Hydrodynamic effects in driven soft matter

TL;DR

This paper reviews recent theoretical advances in understanding how hydrodynamic interactions influence the behavior of deformable soft matter systems in non-equilibrium conditions, highlighting new effects arising from elasticity-hydrodynamics coupling.

Contribution

It introduces new insights into the role of hydrodynamics in soft matter deformation and propulsion, emphasizing the coupling between elasticity and hydrodynamic torques in non-equilibrium states.

Findings

Elasticity induces orientation in sedimenting polymers.

Bending enables net propulsion in rotating elastic rods.

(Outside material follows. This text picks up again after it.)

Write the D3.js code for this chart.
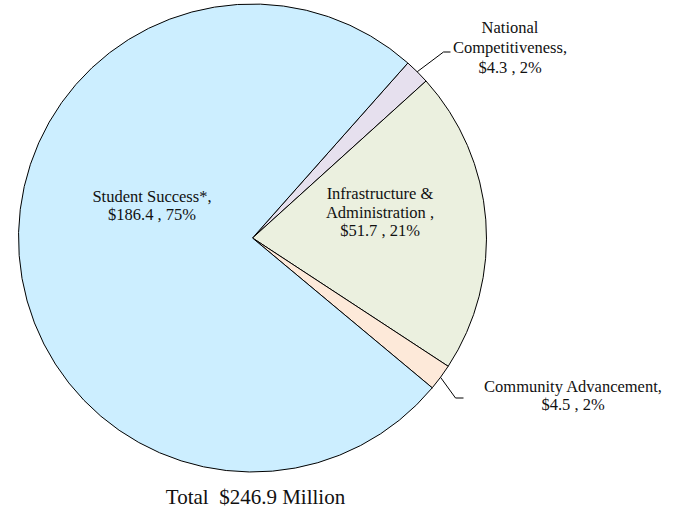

Shear flow deforms grafted polymers, altering hydrodynamic boundary conditions.

Abstract

Recent theoretical works exploring the hydrodynamics of soft material in non-equilibrium situations are reviewed. We discuss the role of hydrodynamic interactions for three different systems: i) the deformation and orientation of sedimenting semiflexible polymers, ii) the propulsion and force-rectification with a nano-machine realized by a rotating elastic rod, and iii) the deformation of a brush made of grafted semiflexible polymers in shear flows. In all these examples deformable polymers are subject to various hydrodynamic flows and hydrodynamic interactions. Perfect stiff nano-cylinders are known to show no orientational effects as they sediment through a viscous fluid, but it is the coupling between elasticity and hydrodynamic torques that leads to an orientation perpendicular to the direction of sedimentation. Likewise, a rotating stiff rod does not lead to a net propulsion in the Stokes limit, but if bending is allowed an effective thrust develops whose strength and direction is independent of the sense of rotation and thus acts as a rectification device. Lastly, surface-anchored polymers are deformed by shear flows, which modifies the effective hydrodynamic boundary condition in a non-linear fashion. All these results are obtained with hydrodynamic Brownian dynamics simulation techniques, as appropriate for dilute systems. Scaling analyses are presented when possible. The common theme is the interaction between elasticity of soft matter and hydrodynamics, which can lead to qualitatively new effects.